October 13, 2010
Coastal Environmental Services unveils new design skimmer
Coastal Environmental Services has launched a new line of oil skimming boats that, it says, promises to leave conventional skimming vessels in its wake. The company is an affiliate of Coastal Construction Group, a leading general contractor with more than $1.2 billion in current projects, .
The 38 ft Near Shore Rapid Response Oil Recovery Vessel (NSRRV), currently operating in the Gulf recovering oil from the Deepwater Horizon spill, functions as a skimmer, separator and transporter. It can be sailed through oil of any thickness and recover oil from depths of up to three feet below the surface, according to Coastal Environmental. Tests at the National Oil Spill Response Research and Renewable Energy Test Facility (OHMSETT), which provides independent and objective performance testing of full-scale oil spill response equipment, reportedly showed it to be capable of collecting 100 percent of heavy oil and 90 percent of oil sheen while effectively collecting and storing tar balls.
"The NSRRV is the most effective, economical and reliable boat in the industry," said Coastal Environmental Services VP Erin Murphy. "It is highly maneuverable, can spin within its own length, is trailerable, self launching and can be activated quickly whenever an oil spill is detected."
The design allows for oil and water to pass through the entry slot beneath the vessel's inclined bow. The mixture then enters a large open well where the velocity of the fluid slows naturally, allowing the oil to separate and rise. Clean water then exits through slots located at the bottom of the well.
Powered by twin 150 horsepower outboards, the boat features a quick discharge/pump-out rate from the onboard well with a capacity of up to 2,500 gallons (60 barrels). Suction equipment can pump oil directly from the boat well onto a barge or pump station.The skimming process involves no moving parts, resulting in a virtually maintenance free operation.
"Other oil skimming vessels on the market only collect oil from the first few inches of the surface of the water, and they have multiple mechanisms and moving parts in the skimming operation," said Erin Murphy. "Our new unit recovers oil from depths up to three feet below the surface, and has no moving parts in the skimming operation that would require ongoing maintenance."

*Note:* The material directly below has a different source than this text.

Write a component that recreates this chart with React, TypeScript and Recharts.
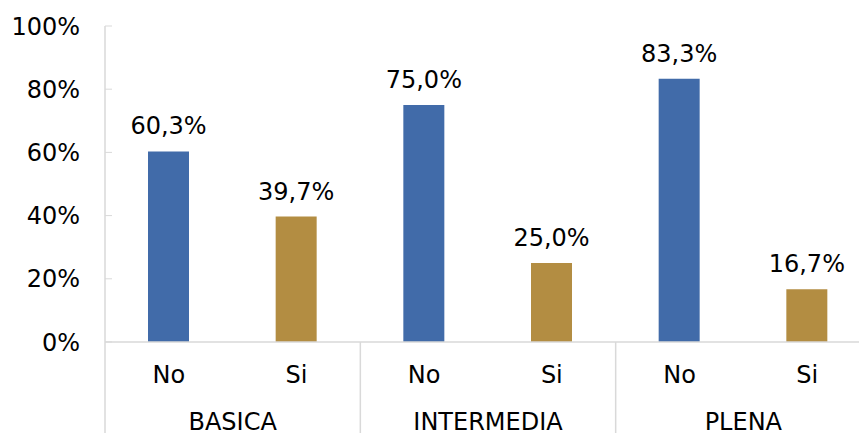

The oil spill clean-up from the Deepwater Horizon well continues to be a major operation for both BP and the surrounding coastal communities. Many scientists say it is too early to judge the severity of the environmental damage caused by the leak.
"As long as we continue to drill or transport oil across our seas, the potential for a spill exists," said Tom Murphy, Jr., chairman and CEO of Coastal Construction Group. "Rapid recovery vessels like the NSRRV are a safeguard for communities and for companies that drill."
Coastal Environmental Services specializes in hurricane, tornado, flood, earthquake, fire and other major disaster remediation. It extended its disaster recovery business unit to include oil skimming and clean-up efforts after the Deepwater Horizon oil spill.